New Yorkers live in a unique environment. It is a sports capital, a cultural hub, and a media center. It has its difficulties, too, but to those who love it, they will live only there. Even if it’s a high-priced, small studio apartment. For me, if I could afford an apartment overlooking Central Park (see above), I’d live there, too. (See my article, “The Park”, August 30, 2016)
I wrote 2 articles entitled “Good Deeds, Parts 1 + 2” on July 8thand 14th, 2017. As I mentioned then, present and former New Yorkers use the “Metropolitan Diary” portion of the New York Times as a place to share some of their important moments with the newspaper and its readers. Here are 3 more letters that have been published there.
Beneath a Baby Grand by Stacey Lender
I was strolling through Washington Square Park on a sunny Saturday afternoon, and I stopped to join a crowd of people listening to a man who plays classical music there on his baby grand piano.
At the end of the piece, he asked if anyone would like to lie underneath the piano for his next song. No one stepped up, so I figured, why not?

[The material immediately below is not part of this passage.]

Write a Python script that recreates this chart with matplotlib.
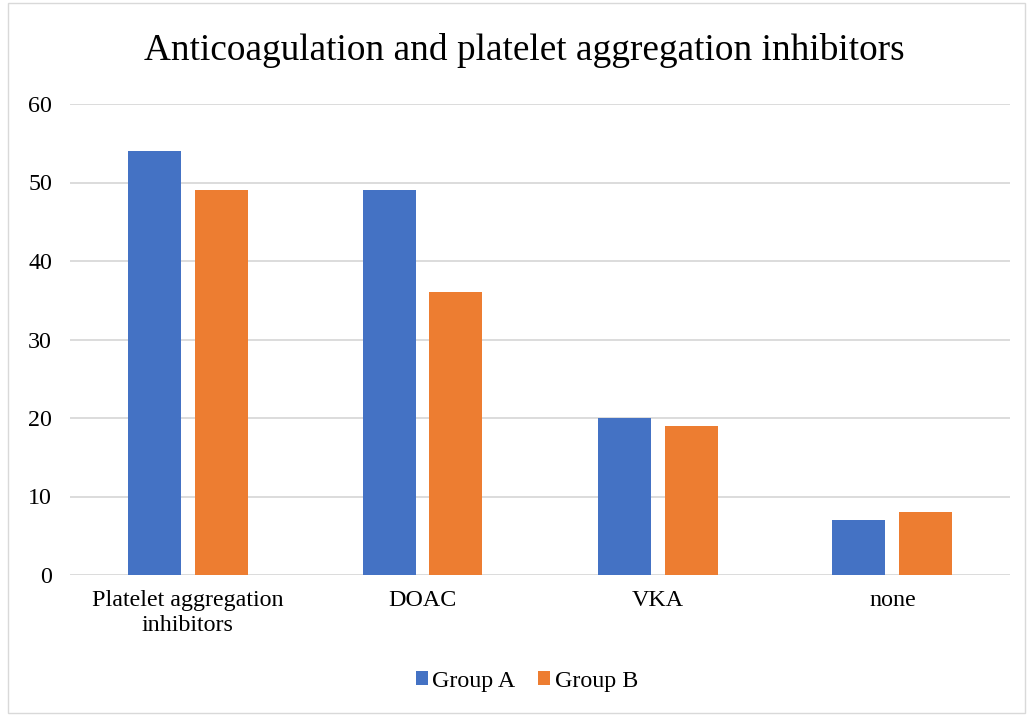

I rested my head near his feet and stretched my legs out toward the long end of the piano, staring up at the instrument’s wooden underbelly. For the next five minutes, I closed my eyes and let the sounds of “Clair de Lune” envelop me.
“How was it?” he asked when I stood up.
“It was like the greatest M. R. I. I’ve ever had,” I replied.
Soft Landing byConstance Vidor
After I learned about the terrible ways that plastic bags can affect the environment, I began to carry three sturdy, reusable plastic bags for shopping in my backpack everywhere I went.
One day when I was out, a bicycle rider knocked me over on the sidewalk. Time stopped as I watched my feet fly up over my head. I had visions of walkers, pain pills, crutches, a wheelchair.
Then, poof, I landed on my plastic-bag-filled backpack. No broken hip, no fractured spine.
Do your bit for the environment, and the world will love you back.
On Broadway, Near LaSalleby James White
It happened on a Sunday evening. My girlfriend and I were heading up Broadway near LaSalle Street when we noticed a delivery man with a scooter standing near the curb and looking down into a storm drain.
His mouth was open as if in disbelief or perhaps worry that his deliveries were late and getting cold.
I approached him, and found out that his key ring had fallen down the drain. Despite a language barrier –I learned later that he was from Burkina Faso—we were on the same page. We shined the flashlights on our cellphones through the grate and spotted the keys near the rim of a pipe.
I headed for my apartment, which wasn’t far away, to get a wire hanger. My girlfriend stayed behind.
A lot went on while I was away. One man stopped and spoke to the delivery man in French before positioning his car to keep other drivers away. A second man arrived on a bike and took out a high-powered flashlight. Then another delivery man pulled up on a scooter. Finally, a cab stopped and a woman got out. She asked in Spanish what was happening. She also wanted to help.
When I returned, we all crouched down around the drain under the high-powered light.
I bent the hanger into a more helpful length and lowered it through the grate. Carefully, I hooked the key ring.
By this point, a small crowd had gathered on the sidewalk. When the brassy shine of the key ring emerged from the grate, cheers echoed across the block.
Then we all said our goodbyes. It was getting late, and we had somewhere to go.